Cuando la policía cierra la plaza y empiezan los gases, el aire se vuelve irrespirable. Dora ve a los jóvenes cubrirse la cara con pañuelos, escucha los disparos de las balas de goma, siente el ardor en la garganta. La bruma tóxica la envuelve, y por un instante siente que el tiempo se pliega sobre sí mismo: los años de plomo, los saqueos del 2001, las sirenas que siempre anuncian tragedia.

Alguien grita algo sobre infiltrados, sobre violentos, pero Dora solo ve a jubilados encorvados, a madres abrazando a sus hijos, a cuerpos cayendo sobre el asfalto. Un empujón la tira al suelo. El pavimento es frío, pero la indiferencia lo es aún más. Un policía la increpa, le grita que se vaya. Dora no entiende si es una amenaza o una súplica.
Cuando logra incorporarse, su cartelito ya no está. Se lo tragó la tormenta de gases y gritos. Como su hermano, como sus ahorros, como sus derechos.
El Estado, la ideología y la desinformación
No pasaron ni dos horas y los medios ya estaban construyendo la versión oficial: la marcha fue violenta, la policía actuó con moderación, todo fue un intento de desestabilización.
Aquí es donde Louis Althusser nos da la clave para entender lo que ocurre. En Los aparatos ideológicos del Estado, el filósofo explica que el poder no solo se sostiene con la violencia represiva —la que Dora y tantos otros sufrieron en la calle— sino también con un aparato mucho más sutil y peligroso: el control del discurso.
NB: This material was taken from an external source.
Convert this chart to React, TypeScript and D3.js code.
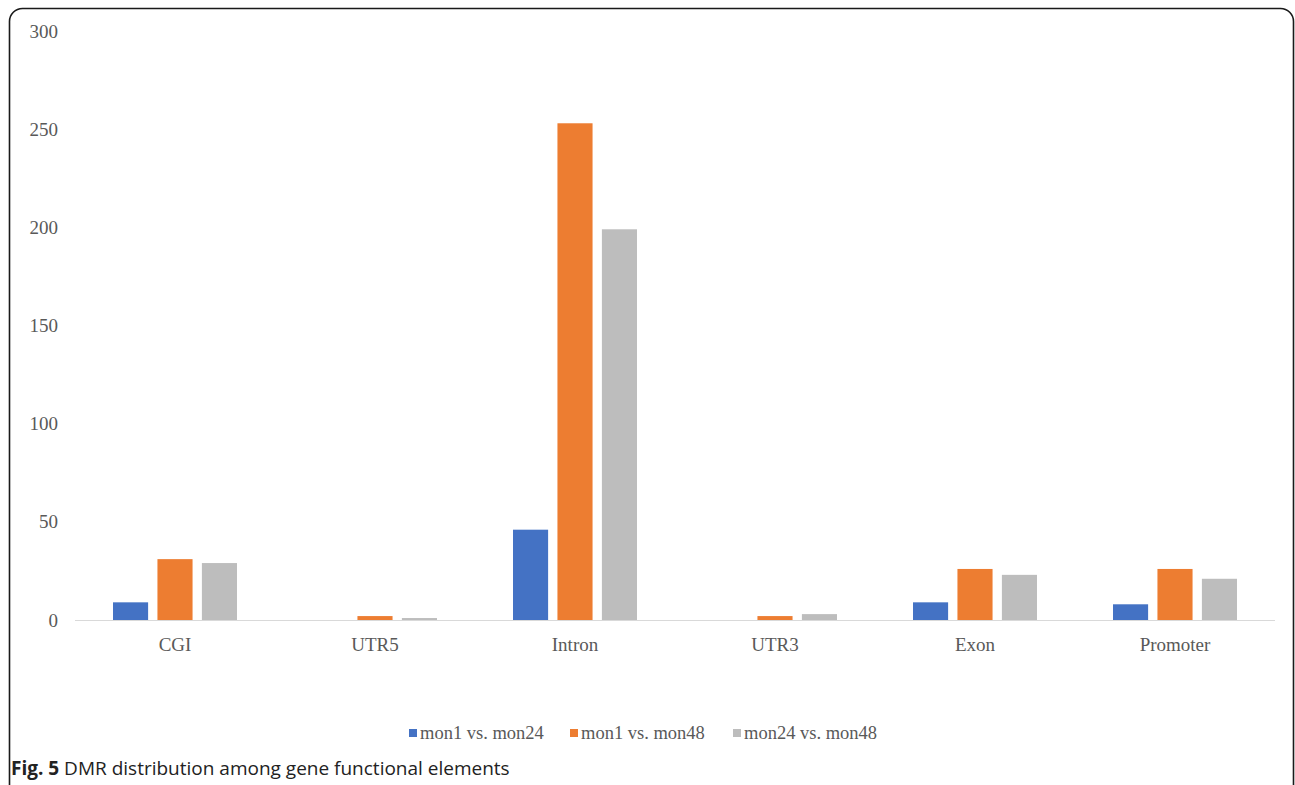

“La tiranía totalitaria no se edifica sobre las virtudes de los totalitarios, sino sobre las faltas de los demócratas”, escribió Albert Camus. La represión es solo la mitad del problema, la otra mitad es la indiferencia de quienes miran para otro lado.
La televisión, los diarios afines al gobierno y las redes oficiales trabajan en conjunto para construir una narrativa que haga tolerable lo intolerable. Convencen a la sociedad de que la represión es necesaria. De que los jubilados, en lugar de víctimas, son actores de una maniobra oscura. Así, el gobierno no necesita disculparse ni rectificarse, solo necesita que la indignación se disuelva entre titulares manipulados y falsos debates televisivos.
El parto de una nueva etapa
La violencia es la partera de la historia, pero lo que importa es qué nace de ella. Lo que vimos frente al Congreso es el síntoma de una sociedad que está llegando al límite. No sabemos todavía qué saldrá de estas contracciones: si una mayor sumisión o una respuesta organizada.
Pero lo que sí sabemos es que la violencia con la que el gobierno intentó acallar a Dora y a miles como ella no es signo de fortaleza, es un síntoma de miedo. Miedo a que la gente no se trague la mentira, miedo a que la historia empuje con fuerza una vez más.

Y la historia, como decía Galeano, “es un profeta con la mirada vuelta hacia atrás: por lo que fue, y contra lo que fue, anuncia lo que será”.